Data:
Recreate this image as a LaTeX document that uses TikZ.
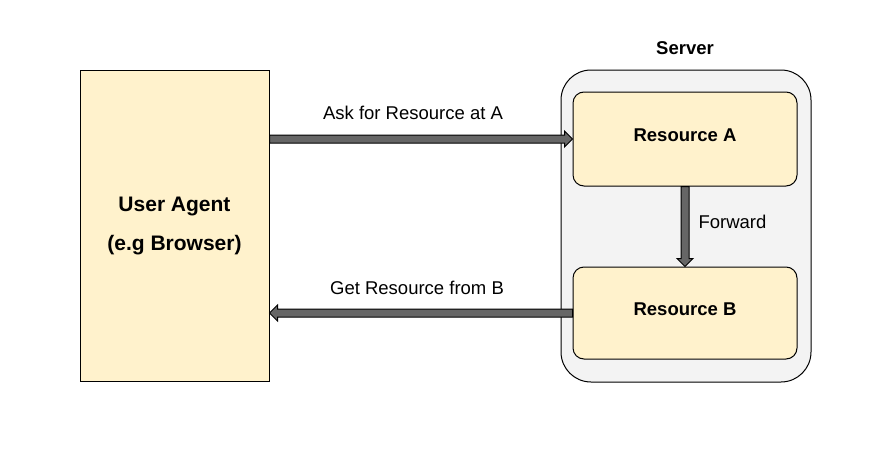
\documentclass[tikz,border=0pt]{standalone}
\usepackage{fontspec}
\setmainfont{Liberation Sans}
\usetikzlibrary{calc}
\definecolor{boxfill}{HTML}{FFF2CC}
\definecolor{serverfill}{HTML}{F3F3F3}
\definecolor{arrowgray}{HTML}{666666}
\begin{document}
\begin{tikzpicture}[x=1pt,y=1pt,
  every node/.style={font=\fontsize{18.5}{22}\selectfont},
  box/.style={draw=black, line width=1pt, fill=boxfill, inner sep=0pt},
  res/.style={box, rounded corners=11pt, minimum width=224pt, text depth=8pt,
              font=\fontsize{18.5}{22}\selectfont\bfseries},
  flow/.style={draw=black, line width=1pt, fill=arrowgray, line join=miter}]
\useasboundingbox (0,0) rectangle (891,451);

% server container
\node[draw=black, line width=1pt, fill=serverfill, rounded corners=30pt,
      minimum width=250pt, minimum height=312pt] (srv) at (686,225) {};
\node[font=\fontsize{18.5}{22}\selectfont\bfseries] (srvlabel) at (685,403) {Server};

% user agent
\node[box, minimum width=189pt, minimum height=311pt, align=center,
      font=\fontsize{21}{25}\selectfont\bfseries] (ua) at (174.5,225.5)
      {User Agent\\[14pt](e.g Browser)};

% resources
\node[res, minimum height=94pt] (ra) at (685,312) {Resource A};
\node[res, minimum height=92pt] (rb) at (685,138) {Resource B};

% request: user agent -> resource A
\draw[flow] ($(ua.east|-ra.west)+(0,4)$) -- ($(ra.west)+(-8,4)$) -- ($(ra.west)+(-8,8)$)
  -- (ra.west) -- ($(ra.west)+(-8,-8)$) -- ($(ra.west)+(-8,-4)$)
  -- ($(ua.east|-ra.west)+(0,-4)$) -- cycle;
% forward: resource A -> resource B
\draw[flow] ($(ra.south)+(-4,0)$) -- ($(rb.north)+(-4,8)$) -- ($(rb.north)+(-8,8)$)
  -- (rb.north) -- ($(rb.north)+(8,8)$) -- ($(rb.north)+(4,8)$)
  -- ($(ra.south)+(4,0)$) -- cycle;
% response: resource B -> user agent
\draw[flow] ($(rb.west)+(0,4)$) -- ($(ua.east|-rb.west)+(8,4)$) -- ($(ua.east|-rb.west)+(8,8)$)
  -- (ua.east|-rb.west) -- ($(ua.east|-rb.west)+(8,-8)$) -- ($(ua.east|-rb.west)+(8,-4)$)
  -- ($(rb.west)+(0,-4)$) -- cycle;

% labels
\node (asklabel) at (413,338) {Ask for Resource at A};
\node (getlabel) at (417,163) {Get Resource from B};
\node[anchor=west] (fwdlabel) at (695,229) {Forward};
\end{tikzpicture}
\end{document}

Goal:
Each line of the material must be retyped exactly, except that images are omitted.

Task output:
Recreate this image as a LaTeX document that uses TikZ.
\documentclass[tikz,border=0pt]{standalone}
\usepackage{fontspec}
\setmainfont{Liberation Sans}
\usetikzlibrary{calc}
\definecolor{boxfill}{HTML}{FFF2CC}
\definecolor{serverfill}{HTML}{F3F3F3}
\definecolor{arrowgray}{HTML}{666666}
\begin{document}
\begin{tikzpicture}[x=1pt,y=1pt,
  every node/.style={font=\fontsize{18.5}{22}\selectfont},
  box/.style={draw=black, line width=1pt, fill=boxfill, inner sep=0pt},
  res/.style={box, rounded corners=11pt, minimum width=224pt, text depth=8pt,
              font=\fontsize{18.5}{22}\selectfont\bfseries},
  flow/.style={draw=black, line width=1pt, fill=arrowgray, line join=miter}]
\useasboundingbox (0,0) rectangle (891,451);

% server container
\node[draw=black, line width=1pt, fill=serverfill, rounded corners=30pt,
      minimum width=250pt, minimum height=312pt] (srv) at (686,225) {};
\node[font=\fontsize{18.5}{22}\selectfont\bfseries] (srvlabel) at (685,403) {Server};

% user agent
\node[box, minimum width=189pt, minimum height=311pt, align=center,
      font=\fontsize{21}{25}\selectfont\bfseries] (ua) at (174.5,225.5)
      {User Agent\\[14pt](e.g Browser)};

% resources
\node[res, minimum height=94pt] (ra) at (685,312) {Resource A};
\node[res, minimum height=92pt] (rb) at (685,138) {Resource B};

% request: user agent -> resource A
\draw[flow] ($(ua.east|-ra.west)+(0,4)$) -- ($(ra.west)+(-8,4)$) -- ($(ra.west)+(-8,8)$)
  -- (ra.west) -- ($(ra.west)+(-8,-8)$) -- ($(ra.west)+(-8,-4)$)
  -- ($(ua.east|-ra.west)+(0,-4)$) -- cycle;
% forward: resource A -> resource B
\draw[flow] ($(ra.south)+(-4,0)$) -- ($(rb.north)+(-4,8)$) -- ($(rb.north)+(-8,8)$)
  -- (rb.north) -- ($(rb.north)+(8,8)$) -- ($(rb.north)+(4,8)$)
  -- ($(ra.south)+(4,0)$) -- cycle;
% response: resource B -> user agent
\draw[flow] ($(rb.west)+(0,4)$) -- ($(ua.east|-rb.west)+(8,4)$) -- ($(ua.east|-rb.west)+(8,8)$)
  -- (ua.east|-rb.west) -- ($(ua.east|-rb.west)+(8,-8)$) -- ($(ua.east|-rb.west)+(8,-4)$)
  -- ($(rb.west)+(0,-4)$) -- cycle;

% labels
\node (asklabel) at (413,338) {Ask for Resource at A};
\node (getlabel) at (417,163) {Get Resource from B};
\node[anchor=west] (fwdlabel) at (695,229) {Forward};
\end{tikzpicture}
\end{document}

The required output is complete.